It's survival of the fittest

Mark Stretton Editor, M&C Report

"This looks like the toughest year since the early 1980s," was how one senior industry executive recently put it.

A non-executive sitting on several boards within the eating and drinking-out market, he spoke of the "perfect storm" the industry was now witnessing. The ingredients, which include the credit crunch, the smoking bans, a very cautious consumer, and myriad rising costs, were all having an impact on sales and profits.

The prominent executive reckoned that because of the operating margin squeezes, chiefly from rising raw materials, food and fuel, most companies needed to grow like-for-like sales by 3-4% in order just to standstill against last year's profits.

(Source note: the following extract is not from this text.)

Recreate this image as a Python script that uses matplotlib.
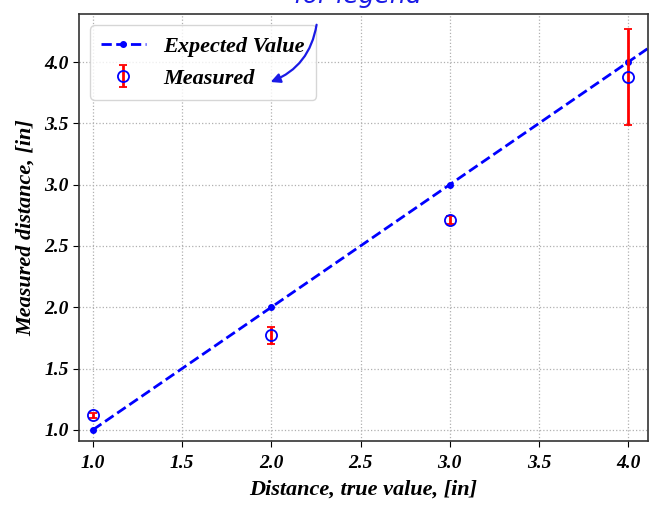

As we all know from the spate of public companies from the sector that have just updated the stock market, this is clearly not happening. Any company within touching distance of producing flat like-for-likes is looking mightily respectable. Anything featuring the g-word (growth) is, frankly, heroic. And in reality the heroes were few and far between. With the best will in the world, it is very tough out there - definitely tin-hats-on time. Bob Ivell of Regent Inns has described it as the worst trading for 30 years.

So is it time to turn off the lights and go home? Well, don't reach for the razor just yet. There are some bright spots, especially in casual dining, which is looking increasingly robust. Unlike drink volumes, food is holding up "" and for every wet-led pub man with a long face, there is a casual dining operator with his fingers crossed. This trend suggests that in the psyche of the UK consumer, eating out is far less discretionary these days, than drinking out.

"Trade is definitely holding up," says Graham Turner, CEO of Tragus Holdings and former head of Unique Pub Company. "We are just trying to execute really well and make sure our restaurants are spotless. "There is a danger that we talk ourselves into something much worse than the reality of the current situation."

While casual dining groups are not immune from this tougher trading period - witness Clapham House's recent profits warning - eating out is just something that we "do" now, and the consumer does not appear ready to ditch the convenience of it, in favour of spending more time in the kitchen. Current sector trading is reiterating two long-term themes - falling booze volumes and rising food sales.

The tougher market is throwing up opportunities, most notably the chance to acquire assets at more realistic prices. After last year's dizzy multiples, vendors appear more realistic in their value expectations. Many executives are talking about a greater availability of sites and we at M&C Report are already seeing a few sales documents flying around.

Life's tougher and it seems certain that the gap between the good and the also-rans, will become clearer. This process has already started.